● DIRECTIONS FOR THIS TASK: Report each line of the data that has "diagram" somewhere in it.

● RAW DATA:
####################

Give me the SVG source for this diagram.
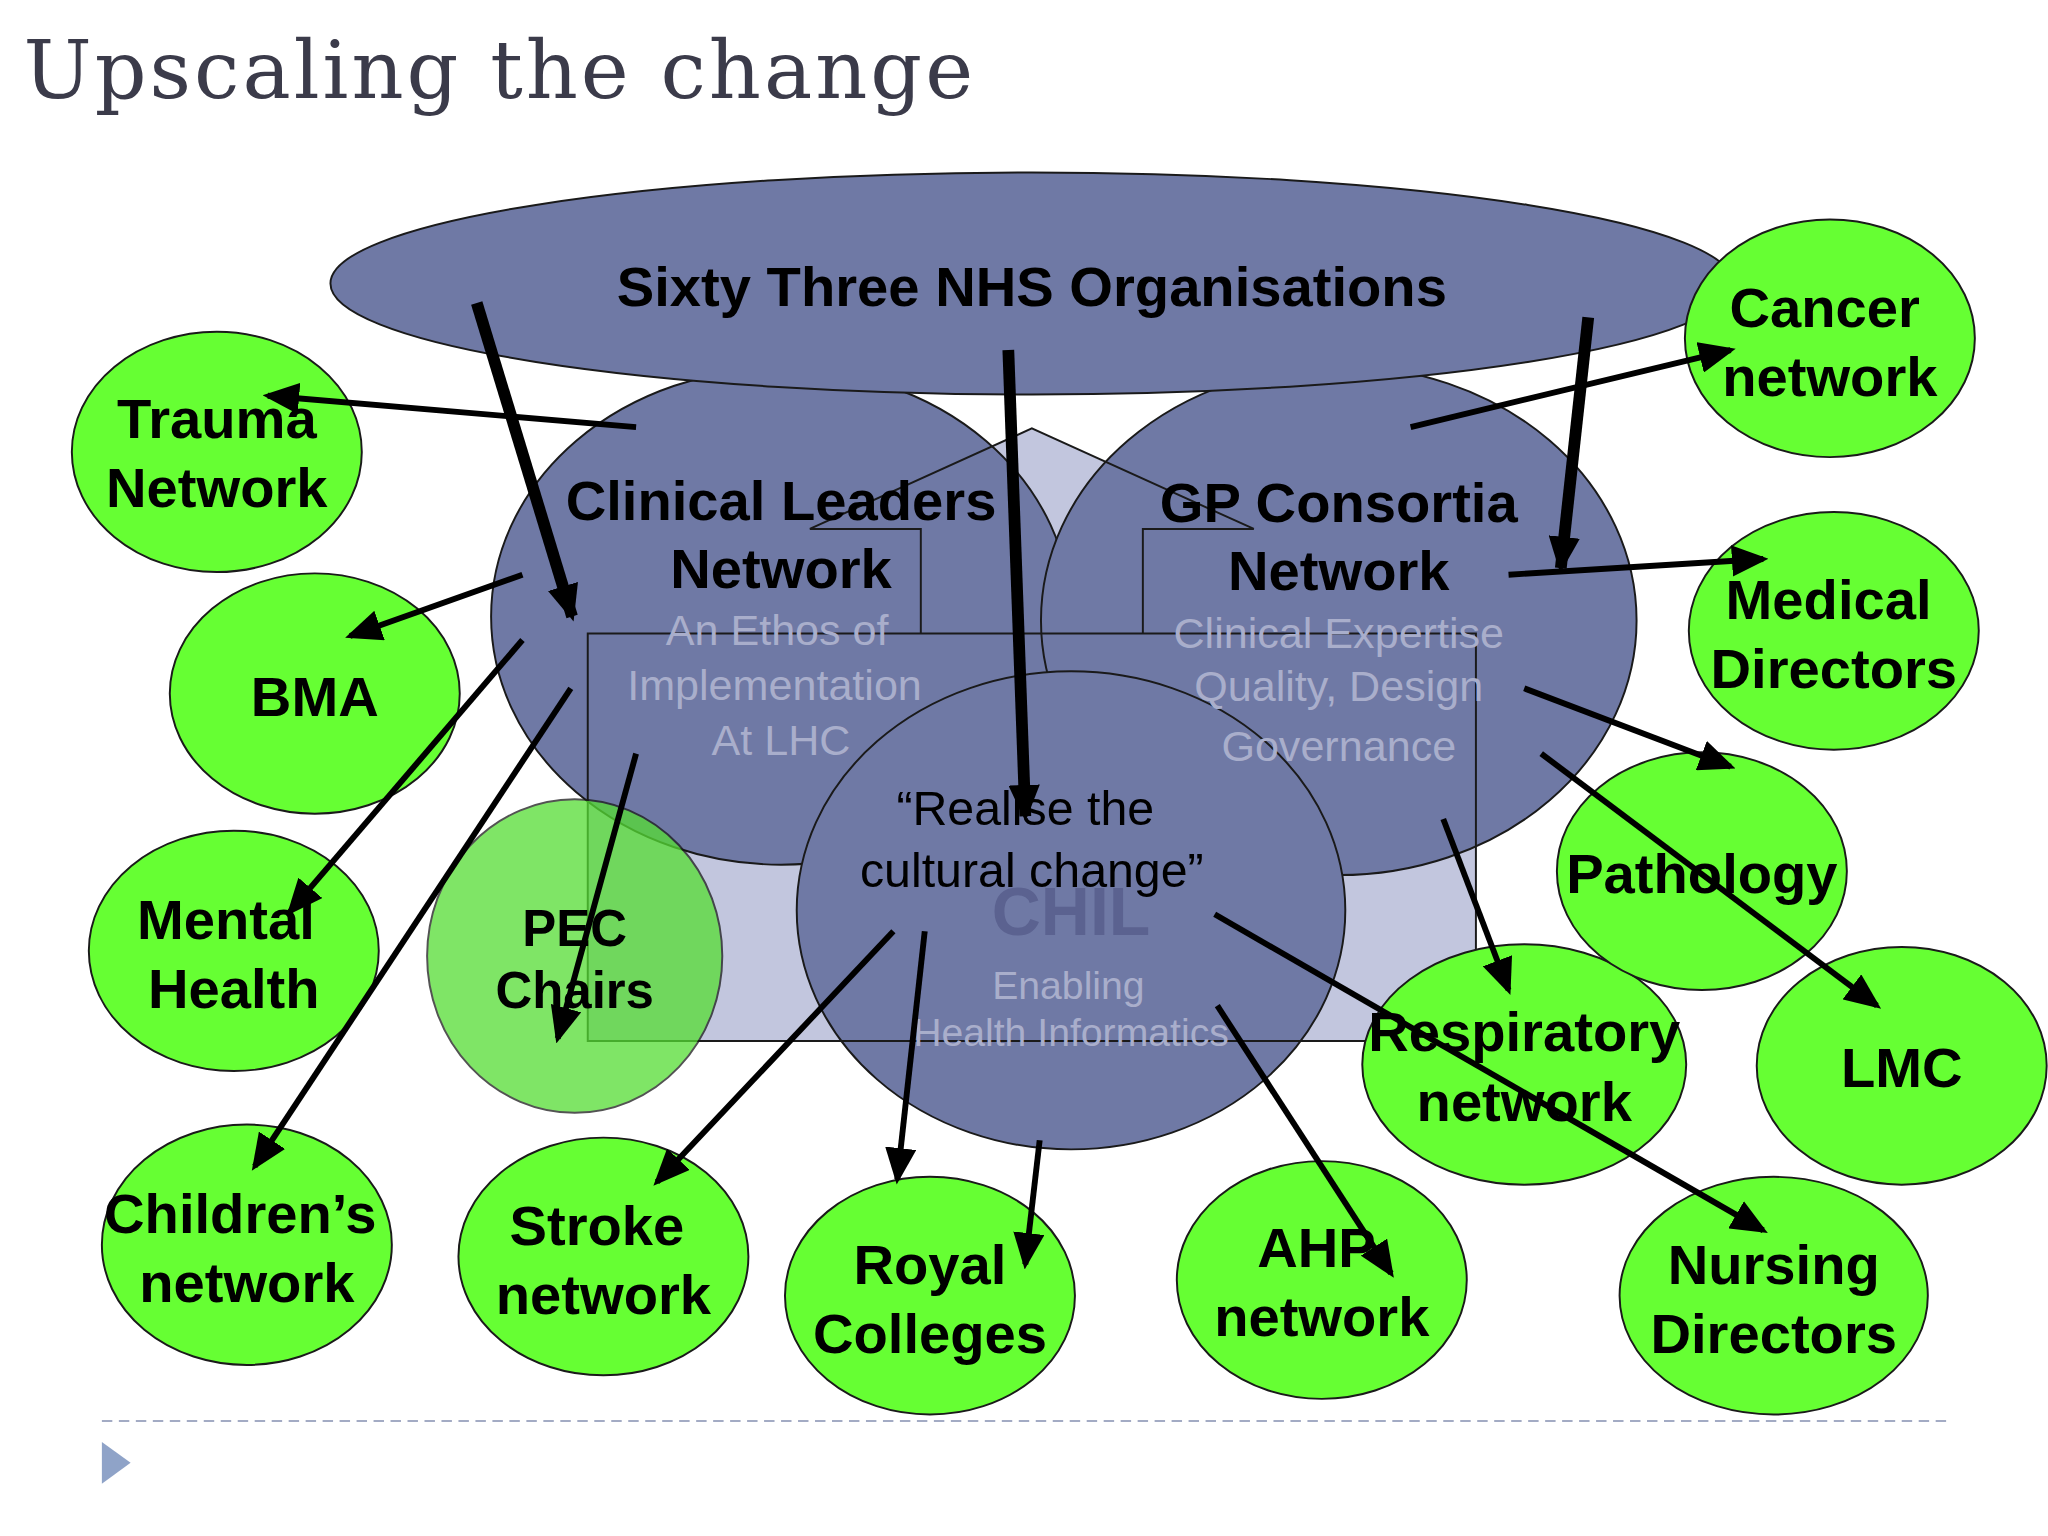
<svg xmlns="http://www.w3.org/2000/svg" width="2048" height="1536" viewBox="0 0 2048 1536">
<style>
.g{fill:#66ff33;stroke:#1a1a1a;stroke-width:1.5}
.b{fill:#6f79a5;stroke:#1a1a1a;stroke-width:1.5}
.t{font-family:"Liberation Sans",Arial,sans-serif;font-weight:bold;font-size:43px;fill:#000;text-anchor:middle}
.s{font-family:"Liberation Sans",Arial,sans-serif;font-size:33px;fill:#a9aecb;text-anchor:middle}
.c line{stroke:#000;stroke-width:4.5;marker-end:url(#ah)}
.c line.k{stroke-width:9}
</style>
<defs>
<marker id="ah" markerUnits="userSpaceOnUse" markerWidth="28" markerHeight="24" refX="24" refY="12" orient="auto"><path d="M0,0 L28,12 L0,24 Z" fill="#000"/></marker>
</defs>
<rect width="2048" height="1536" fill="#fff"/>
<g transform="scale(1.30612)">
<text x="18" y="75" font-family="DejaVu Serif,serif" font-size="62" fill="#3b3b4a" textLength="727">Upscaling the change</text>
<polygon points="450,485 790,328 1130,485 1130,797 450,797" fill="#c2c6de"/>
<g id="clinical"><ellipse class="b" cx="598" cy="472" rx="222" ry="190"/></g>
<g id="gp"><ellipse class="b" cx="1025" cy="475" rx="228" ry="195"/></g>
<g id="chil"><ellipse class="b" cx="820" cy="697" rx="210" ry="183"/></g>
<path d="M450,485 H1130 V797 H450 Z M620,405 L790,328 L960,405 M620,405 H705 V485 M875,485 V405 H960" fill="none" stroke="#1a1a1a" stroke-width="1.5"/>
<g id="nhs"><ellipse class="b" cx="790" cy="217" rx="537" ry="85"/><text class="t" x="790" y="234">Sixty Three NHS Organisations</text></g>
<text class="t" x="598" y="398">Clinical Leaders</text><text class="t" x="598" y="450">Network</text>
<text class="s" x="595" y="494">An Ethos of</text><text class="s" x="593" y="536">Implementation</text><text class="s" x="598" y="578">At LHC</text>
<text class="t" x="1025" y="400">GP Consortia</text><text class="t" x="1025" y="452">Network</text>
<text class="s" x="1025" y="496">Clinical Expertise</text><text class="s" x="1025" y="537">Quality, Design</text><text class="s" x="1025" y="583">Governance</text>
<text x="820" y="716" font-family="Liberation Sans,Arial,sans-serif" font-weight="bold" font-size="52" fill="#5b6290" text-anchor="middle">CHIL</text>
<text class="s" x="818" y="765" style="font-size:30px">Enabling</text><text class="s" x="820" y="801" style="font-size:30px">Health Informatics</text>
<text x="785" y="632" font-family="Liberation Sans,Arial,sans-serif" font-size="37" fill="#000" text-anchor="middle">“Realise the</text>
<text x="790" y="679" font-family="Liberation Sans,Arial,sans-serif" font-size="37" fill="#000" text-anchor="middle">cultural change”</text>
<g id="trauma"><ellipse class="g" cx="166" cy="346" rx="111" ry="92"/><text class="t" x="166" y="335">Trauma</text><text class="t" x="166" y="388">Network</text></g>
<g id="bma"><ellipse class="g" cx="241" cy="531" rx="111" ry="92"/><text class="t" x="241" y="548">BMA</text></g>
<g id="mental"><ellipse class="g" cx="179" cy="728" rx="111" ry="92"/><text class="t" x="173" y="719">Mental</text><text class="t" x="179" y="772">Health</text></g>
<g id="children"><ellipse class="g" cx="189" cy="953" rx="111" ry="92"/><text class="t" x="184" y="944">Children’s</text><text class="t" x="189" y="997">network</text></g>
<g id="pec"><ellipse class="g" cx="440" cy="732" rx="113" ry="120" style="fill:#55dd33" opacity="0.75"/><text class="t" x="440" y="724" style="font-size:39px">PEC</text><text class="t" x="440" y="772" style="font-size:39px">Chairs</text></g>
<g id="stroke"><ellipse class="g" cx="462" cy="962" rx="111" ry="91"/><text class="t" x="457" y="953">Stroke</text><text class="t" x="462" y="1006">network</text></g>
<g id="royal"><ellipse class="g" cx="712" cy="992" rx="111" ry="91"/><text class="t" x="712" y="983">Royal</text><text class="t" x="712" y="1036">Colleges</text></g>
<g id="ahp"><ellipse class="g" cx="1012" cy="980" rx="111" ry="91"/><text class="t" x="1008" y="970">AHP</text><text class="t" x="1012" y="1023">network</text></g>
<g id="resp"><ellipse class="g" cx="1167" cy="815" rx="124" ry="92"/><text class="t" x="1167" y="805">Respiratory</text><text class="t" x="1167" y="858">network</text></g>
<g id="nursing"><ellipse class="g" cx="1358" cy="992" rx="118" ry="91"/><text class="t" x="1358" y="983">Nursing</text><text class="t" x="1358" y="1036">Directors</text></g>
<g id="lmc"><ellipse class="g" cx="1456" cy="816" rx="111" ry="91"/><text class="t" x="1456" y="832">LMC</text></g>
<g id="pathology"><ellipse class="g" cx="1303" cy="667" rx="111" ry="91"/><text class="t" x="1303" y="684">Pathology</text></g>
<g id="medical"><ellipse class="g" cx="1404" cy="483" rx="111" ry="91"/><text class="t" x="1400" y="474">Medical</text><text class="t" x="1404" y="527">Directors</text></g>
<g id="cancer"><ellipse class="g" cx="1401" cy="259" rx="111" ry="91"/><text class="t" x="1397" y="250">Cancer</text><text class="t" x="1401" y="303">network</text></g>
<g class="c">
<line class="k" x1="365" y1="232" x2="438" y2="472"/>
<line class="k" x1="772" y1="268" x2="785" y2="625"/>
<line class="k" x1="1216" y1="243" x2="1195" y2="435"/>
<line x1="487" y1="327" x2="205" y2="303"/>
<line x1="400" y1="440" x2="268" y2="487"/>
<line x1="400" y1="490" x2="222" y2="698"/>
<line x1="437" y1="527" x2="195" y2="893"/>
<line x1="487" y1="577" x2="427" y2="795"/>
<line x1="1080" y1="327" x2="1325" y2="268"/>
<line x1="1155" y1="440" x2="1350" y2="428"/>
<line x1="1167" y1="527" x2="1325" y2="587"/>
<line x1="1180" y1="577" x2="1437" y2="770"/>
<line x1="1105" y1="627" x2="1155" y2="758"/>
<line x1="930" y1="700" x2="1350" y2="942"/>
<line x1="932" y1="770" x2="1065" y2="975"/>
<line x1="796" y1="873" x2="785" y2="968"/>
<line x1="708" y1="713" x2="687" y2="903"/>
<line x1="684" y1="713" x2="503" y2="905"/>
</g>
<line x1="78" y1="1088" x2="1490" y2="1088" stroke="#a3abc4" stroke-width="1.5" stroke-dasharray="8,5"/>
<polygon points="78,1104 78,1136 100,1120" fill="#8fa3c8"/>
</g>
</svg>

####################

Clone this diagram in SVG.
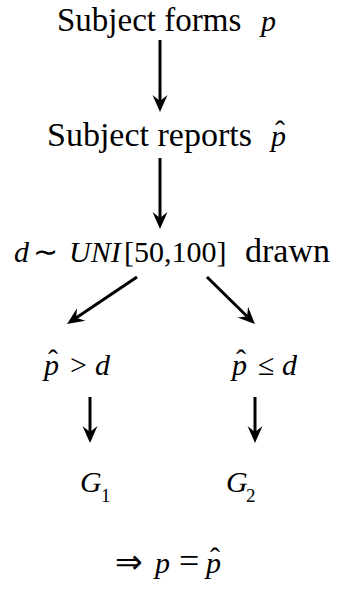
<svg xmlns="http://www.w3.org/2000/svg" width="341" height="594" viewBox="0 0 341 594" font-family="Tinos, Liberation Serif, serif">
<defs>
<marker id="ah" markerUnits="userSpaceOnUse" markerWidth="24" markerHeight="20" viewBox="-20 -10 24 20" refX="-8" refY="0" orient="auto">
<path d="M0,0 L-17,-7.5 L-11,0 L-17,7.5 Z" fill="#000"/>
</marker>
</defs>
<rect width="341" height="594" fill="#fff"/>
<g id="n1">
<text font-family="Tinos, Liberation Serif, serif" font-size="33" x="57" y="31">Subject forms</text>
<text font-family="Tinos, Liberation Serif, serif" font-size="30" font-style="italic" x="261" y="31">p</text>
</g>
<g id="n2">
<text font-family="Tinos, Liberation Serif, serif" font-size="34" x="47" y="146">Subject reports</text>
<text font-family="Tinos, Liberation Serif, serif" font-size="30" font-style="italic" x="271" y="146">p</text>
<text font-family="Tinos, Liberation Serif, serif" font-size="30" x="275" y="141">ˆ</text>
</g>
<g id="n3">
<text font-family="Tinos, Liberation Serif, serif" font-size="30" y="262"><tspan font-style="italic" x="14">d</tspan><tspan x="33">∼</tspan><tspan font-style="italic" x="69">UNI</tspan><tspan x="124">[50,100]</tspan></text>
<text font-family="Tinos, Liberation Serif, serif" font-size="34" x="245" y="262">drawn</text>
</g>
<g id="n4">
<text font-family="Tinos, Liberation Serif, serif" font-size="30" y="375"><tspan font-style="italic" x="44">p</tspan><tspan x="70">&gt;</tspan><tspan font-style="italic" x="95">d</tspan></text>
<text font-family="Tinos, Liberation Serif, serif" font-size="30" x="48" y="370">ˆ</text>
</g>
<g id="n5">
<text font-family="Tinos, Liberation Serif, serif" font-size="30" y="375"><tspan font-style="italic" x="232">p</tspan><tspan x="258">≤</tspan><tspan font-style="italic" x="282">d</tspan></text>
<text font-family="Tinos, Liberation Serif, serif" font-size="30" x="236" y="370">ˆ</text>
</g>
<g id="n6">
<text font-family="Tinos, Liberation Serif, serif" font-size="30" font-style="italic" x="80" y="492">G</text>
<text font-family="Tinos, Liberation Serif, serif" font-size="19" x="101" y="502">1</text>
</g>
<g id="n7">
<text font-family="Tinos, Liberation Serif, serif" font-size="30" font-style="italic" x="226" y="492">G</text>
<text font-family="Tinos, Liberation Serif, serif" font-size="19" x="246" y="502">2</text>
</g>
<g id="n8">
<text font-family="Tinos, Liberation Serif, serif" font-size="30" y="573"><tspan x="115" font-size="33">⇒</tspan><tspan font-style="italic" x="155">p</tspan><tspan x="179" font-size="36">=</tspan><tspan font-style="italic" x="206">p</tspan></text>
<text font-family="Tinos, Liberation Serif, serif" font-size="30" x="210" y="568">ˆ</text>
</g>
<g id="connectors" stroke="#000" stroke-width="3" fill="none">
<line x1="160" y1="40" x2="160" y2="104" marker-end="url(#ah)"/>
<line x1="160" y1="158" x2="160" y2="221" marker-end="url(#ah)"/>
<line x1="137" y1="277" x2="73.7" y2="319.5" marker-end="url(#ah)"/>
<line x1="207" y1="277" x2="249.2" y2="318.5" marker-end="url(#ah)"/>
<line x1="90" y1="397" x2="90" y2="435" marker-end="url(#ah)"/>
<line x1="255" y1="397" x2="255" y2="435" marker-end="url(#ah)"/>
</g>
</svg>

####################

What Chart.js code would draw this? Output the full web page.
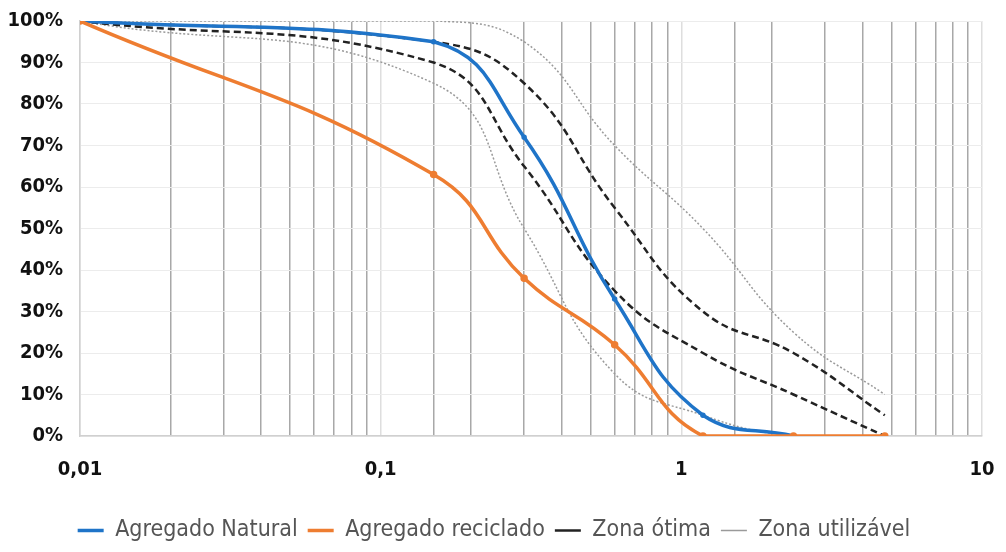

####################

● REPLY TO THE EXERCISE:
Give me the SVG source for this diagram.
Clone this diagram in SVG.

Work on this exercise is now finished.